_Data section_.
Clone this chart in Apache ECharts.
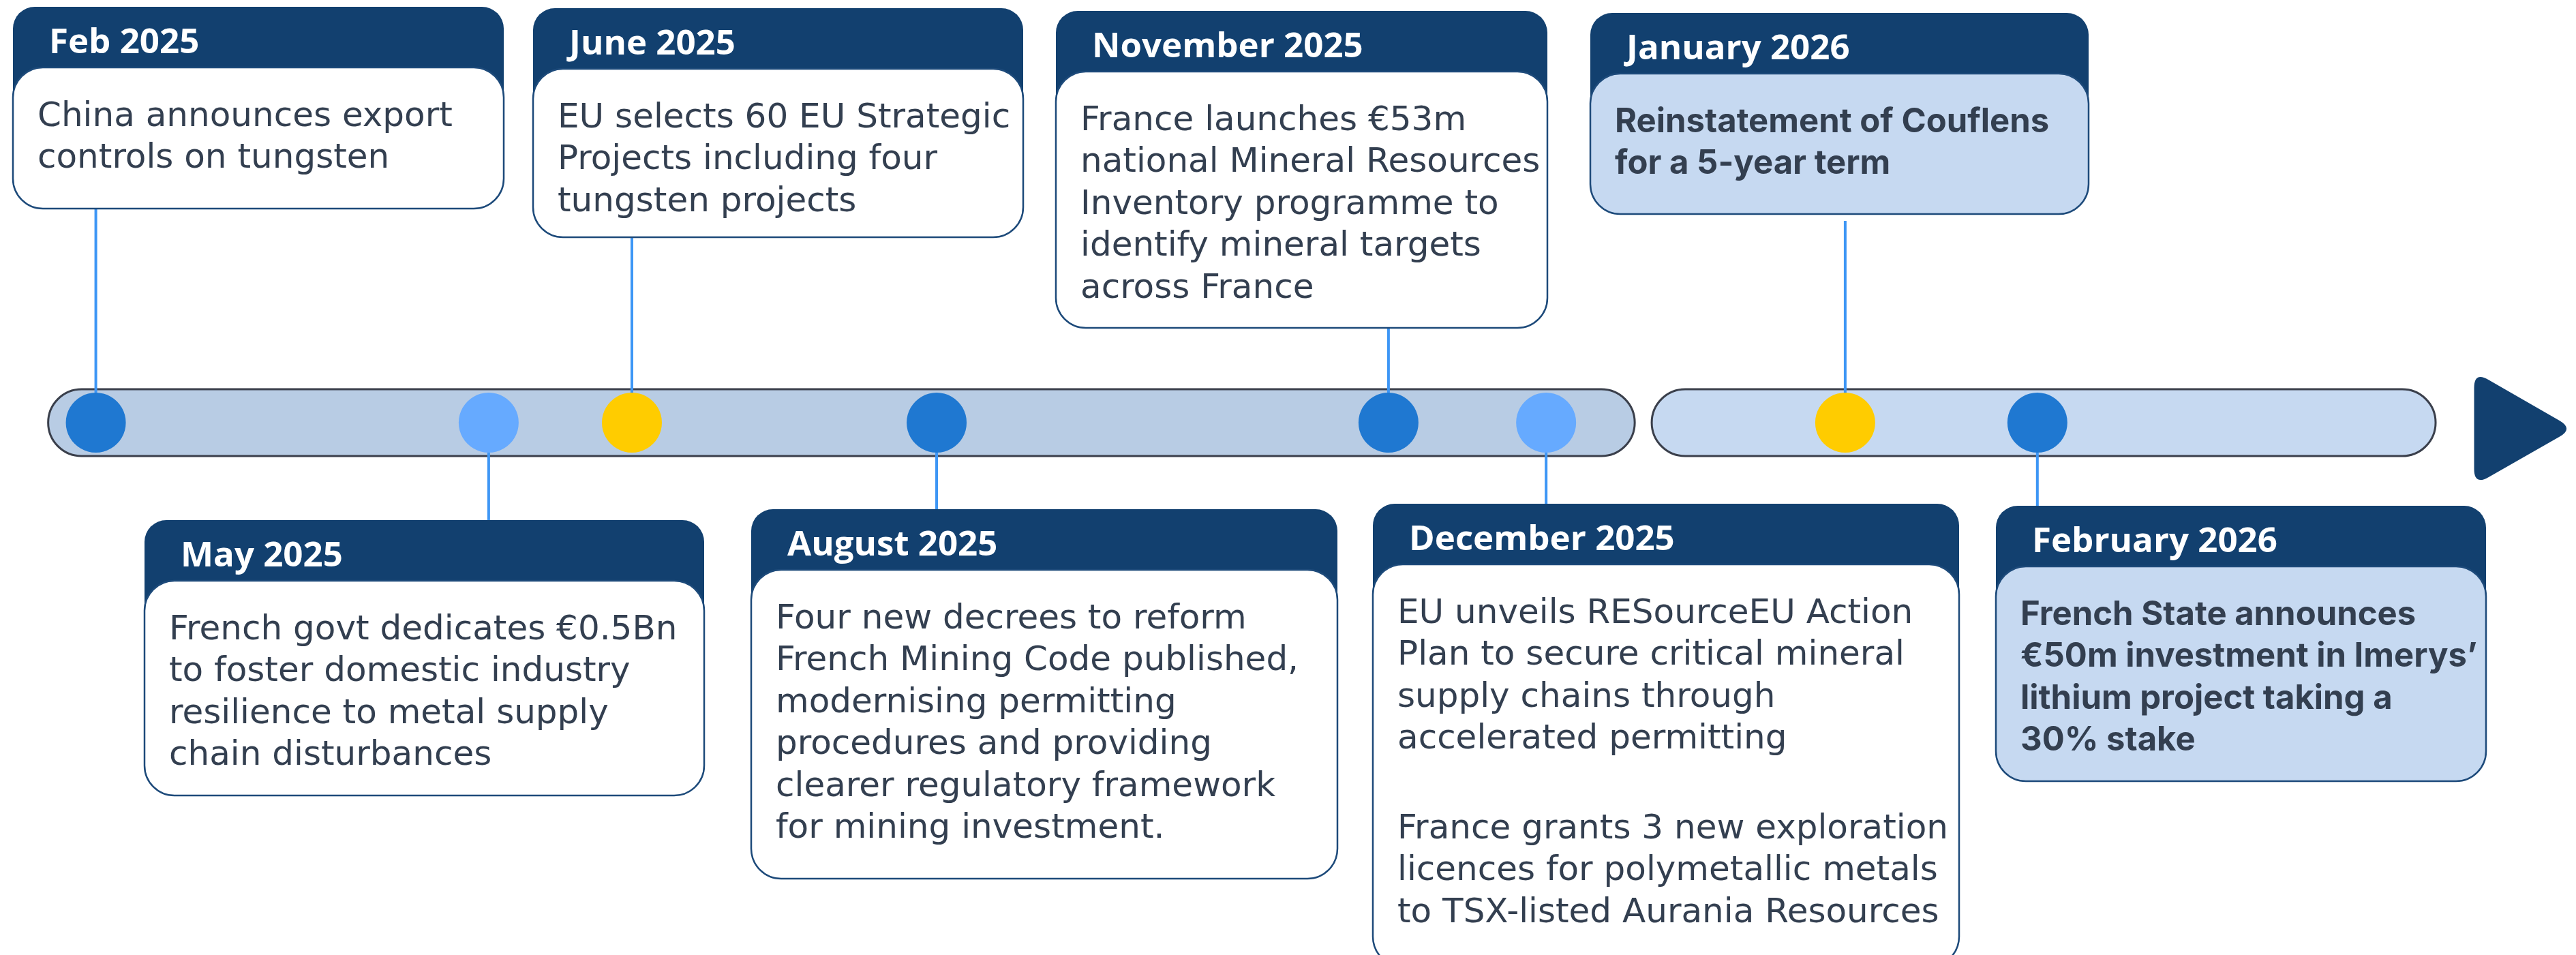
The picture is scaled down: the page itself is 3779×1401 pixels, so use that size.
<!DOCTYPE html>
<html>
<head>
<meta charset="utf-8">
<script src="https://cdn.jsdelivr.net/npm/echarts@6/dist/echarts.min.js"></script>
<style>
  html, body { margin: 0; padding: 0; background: #ffffff; }
  #chart { width: 3779px; height: 1401px; }
</style>
</head>
<body>
<div id="chart"></div>
<script>
// ---------------- DATA ----------------
const eventLabels = ['Feb 2025', 'May 2025', 'June 2025', 'August 2025', 'November 2025', 'December 2025', 'January 2026', 'February 2026'];
// position of each event along the timeline (percent of the timeline's width)
const eventPositions = [3.72, 18.97, 24.53, 36.36, 53.90, 60.02, 71.63, 79.09];
// dot category: 'major' (dark blue), 'minor' (light blue), 'eu' (yellow)
const eventKinds = ['major', 'minor', 'eu', 'major', 'major', 'minor', 'eu', 'major'];
const eventSides = ['top', 'bottom', 'top', 'bottom', 'top', 'bottom', 'top', 'bottom'];
const eventTexts = [
  'China announces export\ncontrols on tungsten',
  'French govt dedicates €0.5Bn\nto foster domestic industry\nresilience to metal supply\nchain disturbances',
  'EU selects 60 EU Strategic\nProjects including four\ntungsten projects',
  'Four new decrees to reform\nFrench Mining Code published,\nmodernising permitting\nprocedures and providing\nclearer regulatory framework\nfor mining investment.',
  'France launches €53m\nnational Mineral Resources\nInventory programme to\nidentify mineral targets\nacross France',
  'EU unveils RESourceEU Action\nPlan to secure critical mineral\nsupply chains through\naccelerated permitting\n\nFrance grants 3 new exploration\nlicences for polymetallic metals\nto TSX-listed Aurania Resources',
  'Reinstatement of Couflens\nfor a 5-year term',
  'French State announces\n€50m investment in Imerys’\nlithium project taking a\n30% stake'
];
// timeline segments (2025 and 2026), start / end in timeline percent
const segmentStarts = [1.87, 64.12];
const segmentEnds = [63.46, 94.55];
// arrow at the end of the timeline (timeline percent)
const arrowPosition = [97.95];

// ---------------- LAYOUT / STYLE ----------------
const W = 3779, H = 1401, AXIS_Y = 620;
const boxLayout = [
  { x0: 19,   x1: 739,  y0: 10,  y1: 306,  gap: 0,  fill: '#ffffff', bold: false },
  { x0: 212,  x1: 1033, y0: 763, y1: 1167, gap: 0,  fill: '#ffffff', bold: false },
  { x0: 782,  x1: 1501, y0: 12,  y1: 348,  gap: 0,  fill: '#ffffff', bold: false },
  { x0: 1102, x1: 1962, y0: 747, y1: 1289, gap: 0,  fill: '#ffffff', bold: false },
  { x0: 1549, x1: 2270, y0: 16,  y1: 481,  gap: 0,  fill: '#ffffff', bold: false },
  { x0: 2014, x1: 2874, y0: 739, y1: 1418, gap: 0,  fill: '#ffffff', bold: false },
  { x0: 2333, x1: 3064, y0: 19,  y1: 314,  gap: 10, fill: '#c6d9f1', bold: true },
  { x0: 2928, x1: 3647, y0: 742, y1: 1146, gap: 0,  fill: '#c6d9f1', bold: true }
];
const kindColors = { major: '#1f78d1', minor: '#66aaff', eu: '#ffcc00' };
const segmentFills = ['#b8cce4', '#c6d9f1'];
const HEADER_H = 89, LINE_H = 61.5, PARA_GAP = 70;
const HEAD = { font: '"Open Sans"', size: 51, mid: 0.385 };
const BODY = { font: '"DejaVu Sans"', size: 50, mid: 0.346, weight: 'normal' };
const BODY_BOLD = { font: 'Inter', size: 49, mid: 0.364, weight: 'bold' };

function roundedTriangle(pts, r) {
  let d = '';
  const n = pts.length;
  for (let i = 0; i < n; i++) {
    const V = pts[i], P = pts[(i + n - 1) % n], N = pts[(i + 1) % n];
    const lp = Math.hypot(P[0] - V[0], P[1] - V[1]);
    const ln = Math.hypot(N[0] - V[0], N[1] - V[1]);
    const s = [V[0] + (P[0] - V[0]) / lp * r, V[1] + (P[1] - V[1]) / lp * r];
    const e = [V[0] + (N[0] - V[0]) / ln * r, V[1] + (N[1] - V[1]) / ln * r];
    d += (i === 0 ? 'M' : 'L') + s[0] + ' ' + s[1] + ' Q' + V[0] + ' ' + V[1] + ' ' + e[0] + ' ' + e[1] + ' ';
  }
  return d + 'Z';
}

const chart = echarts.init(document.getElementById('chart'), null, { renderer: 'svg', width: W, height: H });

const option = {
  animation: false,
  backgroundColor: '#ffffff',
  grid: { left: 0, right: 0, top: 0, bottom: 0 },
  xAxis: { type: 'value', min: 0, max: 100, show: false },
  yAxis: { type: 'value', min: -(H - AXIS_Y), max: AXIS_Y, show: false },
  series: [
    {
      type: 'custom',
      name: 'segments',
      z: 1,
      silent: true,
      data: segmentStarts.map((s, i) => [s, segmentEnds[i]]),
      renderItem: function (params, api) {
        const a = api.coord([api.value(0), 0]);
        const b = api.coord([api.value(1), 0]);
        return {
          type: 'rect',
          shape: { x: a[0], y: a[1] - 49, width: b[0] - a[0], height: 98, r: 49 },
          style: { fill: segmentFills[params.dataIndex], stroke: '#3a3f4b', lineWidth: 3 }
        };
      }
    },
    {
      type: 'custom',
      name: 'arrow',
      z: 1,
      silent: true,
      data: arrowPosition.map(p => [p, 0]),
      renderItem: function (params, api) {
        const c = api.coord([api.value(0), 0]);
        const pts = [[c[0] - 72, c[1] - 75], [c[0] - 72, c[1] + 92], [c[0] + 74, c[1] + 9]];
        return {
          type: 'path',
          shape: { pathData: roundedTriangle(pts, 24) },
          style: { fill: '#12406f' }
        };
      }
    },
    {
      type: 'custom',
      name: 'events',
      z: 2,
      silent: true,
      data: eventPositions.map((p, i) => [p, 0, i]),
      renderItem: function (params, api) {
        const i = params.dataIndex;
        const L = boxLayout[i];
        const p = api.coord([api.value(0), 0]);
        const w = L.x1 - L.x0;
        let ya, yb;
        if (eventSides[i] === 'top') { ya = L.y1 + L.gap; yb = p[1] - 38; }
        else { ya = p[1] + 44; yb = L.y0; }
        const B = L.bold ? BODY_BOLD : BODY;
        const bodyFont = B.weight + ' ' + B.size + 'px ' + B.font;
        const children = [
          { type: 'line', shape: { x1: p[0], y1: ya, x2: p[0], y2: yb }, style: { stroke: '#3d96f5', lineWidth: 4 } },
          { type: 'rect', shape: { x: L.x0, y: L.y0, width: w, height: HEADER_H + 60, r: [32, 32, 0, 0] }, style: { fill: '#12406f' } },
          { type: 'rect', shape: { x: L.x0, y: L.y0 + HEADER_H, width: w, height: L.y1 - L.y0 - HEADER_H, r: 44 },
            style: { fill: L.fill, stroke: '#1d4a7a', lineWidth: 2.5 } },
          { type: 'text', x: L.x0 + 53, y: L.y0 + 68 - HEAD.mid * HEAD.size,
            style: { text: eventLabels[i], fill: '#ffffff', font: 'bold ' + HEAD.size + 'px ' + HEAD.font, verticalAlign: 'middle', align: 'left' } }
        ];
        let base = L.y0 + 175;
        eventTexts[i].split('\n\n').forEach(function (para) {
          const n = para.split('\n').length;
          children.push({ type: 'text', x: L.x0 + 36, y: base - B.mid * B.size + (n - 1) * LINE_H / 2,
            style: { text: para, fill: '#333f50', font: bodyFont, lineHeight: LINE_H, verticalAlign: 'middle', align: 'left' } });
          base += (n - 1) * LINE_H + LINE_H + PARA_GAP;
        });
        return { type: 'group', children: children };
      }
    },
    {
      type: 'scatter',
      name: 'dots',
      z: 3,
      silent: true,
      symbolSize: 88,
      data: eventPositions.map((p, i) => ({ value: [p, 0], itemStyle: { color: kindColors[eventKinds[i]], opacity: 1 } }))
    }
  ]
};
chart.setOption(option);
</script>
</body>
</html>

_Short problem_. Begin at the first line of the material and copy each line exactly through the one containing "const arrowPosition = [97.95];". Omit pictures.

_Response to the exercise_.
Clone this chart in Apache ECharts.
The picture is scaled down: the page itself is 3779×1401 pixels, so use that size.
<!DOCTYPE html>
<html>
<head>
<meta charset="utf-8">
<script src="https://cdn.jsdelivr.net/npm/echarts@6/dist/echarts.min.js"></script>
<style>
  html, body { margin: 0; padding: 0; background: #ffffff; }
  #chart { width: 3779px; height: 1401px; }
</style>
</head>
<body>
<div id="chart"></div>
<script>
// ---------------- DATA ----------------
const eventLabels = ['Feb 2025', 'May 2025', 'June 2025', 'August 2025', 'November 2025', 'December 2025', 'January 2026', 'February 2026'];
// position of each event along the timeline (percent of the timeline's width)
const eventPositions = [3.72, 18.97, 24.53, 36.36, 53.90, 60.02, 71.63, 79.09];
// dot category: 'major' (dark blue), 'minor' (light blue), 'eu' (yellow)
const eventKinds = ['major', 'minor', 'eu', 'major', 'major', 'minor', 'eu', 'major'];
const eventSides = ['top', 'bottom', 'top', 'bottom', 'top', 'bottom', 'top', 'bottom'];
const eventTexts = [
  'China announces export\ncontrols on tungsten',
  'French govt dedicates €0.5Bn\nto foster domestic industry\nresilience to metal supply\nchain disturbances',
  'EU selects 60 EU Strategic\nProjects including four\ntungsten projects',
  'Four new decrees to reform\nFrench Mining Code published,\nmodernising permitting\nprocedures and providing\nclearer regulatory framework\nfor mining investment.',
  'France launches €53m\nnational Mineral Resources\nInventory programme to\nidentify mineral targets\nacross France',
  'EU unveils RESourceEU Action\nPlan to secure critical mineral\nsupply chains through\naccelerated permitting\n\nFrance grants 3 new exploration\nlicences for polymetallic metals\nto TSX-listed Aurania Resources',
  'Reinstatement of Couflens\nfor a 5-year term',
  'French State announces\n€50m investment in Imerys’\nlithium project taking a\n30% stake'
];
// timeline segments (2025 and 2026), start / end in timeline percent
const segmentStarts = [1.87, 64.12];
const segmentEnds = [63.46, 94.55];
// arrow at the end of the timeline (timeline percent)
const arrowPosition = [97.95];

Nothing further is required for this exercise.